Directive ▸ Leaving the pictures out, print the lines from the first line of the listing through the line containing "const valuesByLevel = [deficiente, regular, eficiente];", exactly as they read, and no others.

Provided data ▸
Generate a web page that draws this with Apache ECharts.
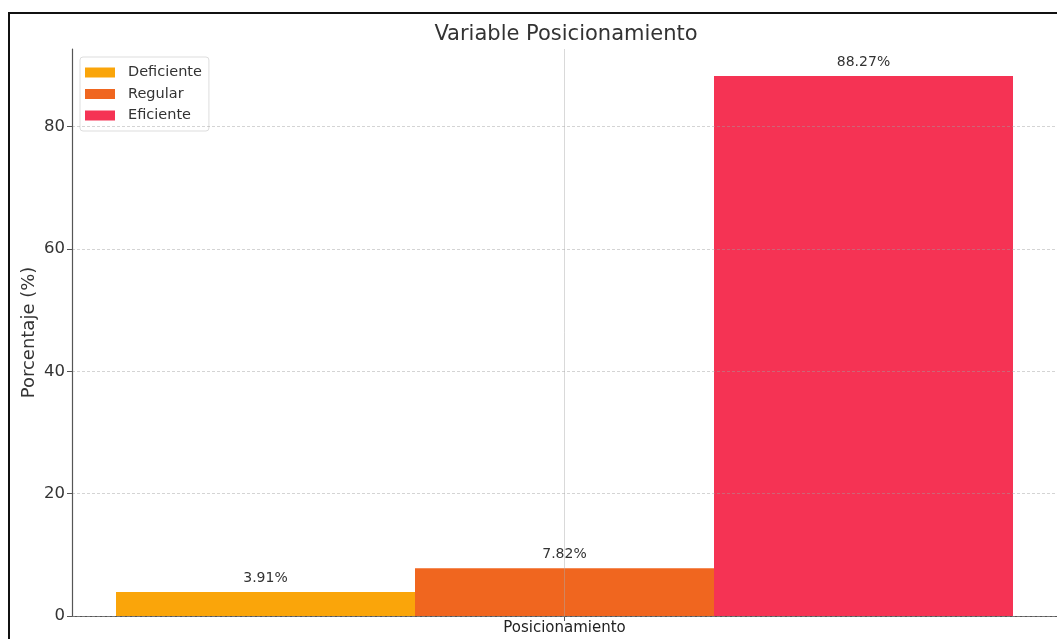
<!DOCTYPE html>
<html>
<head>
<meta charset="utf-8">
<script src="https://cdn.jsdelivr.net/npm/echarts@6/dist/echarts.min.js"></script>
<style>
  html, body { margin: 0; padding: 0; background: #fff; }
  #frame { position: absolute; left: 8px; top: 12px; width: 1060px; height: 640px;
           border: 2px solid #111; border-bottom: none; border-right: none; box-sizing: border-box; }
  #chart { position: absolute; left: 0; top: 0; width: 1057px; height: 639px; }
</style>
</head>
<body>
<div id="chart"></div>
<div id="frame"></div>
<script>
// Chart data
const categories = ['Posicionamiento'];
const levels = ['Deficiente', 'Regular', 'Eficiente'];
const deficiente = [3.91];
const regular = [7.82];
const eficiente = [88.27];
const yTicks = [0, 20, 40, 60, 80];

const colors = ['#FAA50A', '#F0661F', '#F53354'];
const font = 'DejaVu Sans, sans-serif';

const valuesByLevel = [deficiente, regular, eficiente];

const series = levels.map((name, i) => ({
  name: name,
  type: 'bar',
  xAxisIndex: 0,
  data: valuesByLevel[i],
  barWidth: 299,
  barGap: '0%',
  itemStyle: { color: colors[i] },
  label: {
    show: true,
    position: 'top',
    distance: 7,
    color: '#333',
    fontFamily: font,
    fontSize: 14,
    formatter: p => p.value.toFixed(2) + '%'
  }
}));

const chart = echarts.init(document.getElementById('chart'));
chart.setOption({
  backgroundColor: '#fff',
  animation: false,
  title: {
    text: 'Variable Posicionamiento',
    left: 561, top: 19, textAlign: 'center',
    textStyle: { fontFamily: font, fontSize: 21, fontWeight: 'normal', color: '#333' }
  },
  legend: {
    data: levels,
    orient: 'vertical',
    left: 80, top: 57,
    itemWidth: 30, itemHeight: 10, itemGap: 6.5,
    icon: 'rect',
    padding: [8, 7, 8, 5],
    borderColor: '#ddd', borderWidth: 1, borderRadius: 3,
    backgroundColor: '#fff',
    textStyle: { fontFamily: font, fontSize: 14.5, color: '#333', padding: [0, 0, 0, 8] }
  },
  grid: { left: 72, top: 49, right: -3, bottom: 23, containLabel: false },
  xAxis: [{
    type: 'category',
    data: categories,
    axisLine: { lineStyle: { color: '#555', width: 1.2 } },
    axisTick: { show: true, alignWithLabel: true, length: 5, lineStyle: { color: '#555' } },
    axisLabel: { fontFamily: font, fontSize: 15, color: '#222', margin: 5 },
    splitLine: { show: false }
  }, {
    // hidden helper axis that only carries the vertical grid line at the category centre
    type: 'value',
    position: 'bottom',
    min: -1, max: 1, interval: 1,
    z: 5,
    axisLine: { show: false },
    axisTick: { show: false },
    axisLabel: { show: false },
    splitLine: { show: true, lineStyle: { color: 'rgba(170,170,170,0.45)', width: 1 } }
  }],
  yAxis: {
    type: 'value',
    min: 0, max: 92.68, interval: 20,
    z: 5,
    name: 'Porcentaje (%)',
    nameLocation: 'middle',
    nameGap: 34,
    nameMoveOverlap: false,
    nameRotate: 90,
    nameTextStyle: { fontFamily: font, fontSize: 18, color: '#333' },
    axisLine: { show: true, onZero: false, lineStyle: { color: '#555', width: 1.2 } },
    axisTick: { show: true, length: 5, lineStyle: { color: '#555' } },
    axisLabel: {
      fontFamily: font, fontSize: 16.5, color: '#333', margin: 7,
      showMaxLabel: false,
      formatter: v => (yTicks.includes(v) ? String(v) : '')
    },
    splitLine: { show: true, showMaxLine: false, lineStyle: { color: 'rgba(160,160,160,0.45)', type: [3, 2], width: 1 } }
  },
  series: series
});
</script>
</body>
</html>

Answer to the problem ▸
Generate a web page that draws this with Apache ECharts.
<!DOCTYPE html>
<html>
<head>
<meta charset="utf-8">
<script src="https://cdn.jsdelivr.net/npm/echarts@6/dist/echarts.min.js"></script>
<style>
  html, body { margin: 0; padding: 0; background: #fff; }
  #frame { position: absolute; left: 8px; top: 12px; width: 1060px; height: 640px;
           border: 2px solid #111; border-bottom: none; border-right: none; box-sizing: border-box; }
  #chart { position: absolute; left: 0; top: 0; width: 1057px; height: 639px; }
</style>
</head>
<body>
<div id="chart"></div>
<div id="frame"></div>
<script>
// Chart data
const categories = ['Posicionamiento'];
const levels = ['Deficiente', 'Regular', 'Eficiente'];
const deficiente = [3.91];
const regular = [7.82];
const eficiente = [88.27];
const yTicks = [0, 20, 40, 60, 80];

const colors = ['#FAA50A', '#F0661F', '#F53354'];
const font = 'DejaVu Sans, sans-serif';

const valuesByLevel = [deficiente, regular, eficiente];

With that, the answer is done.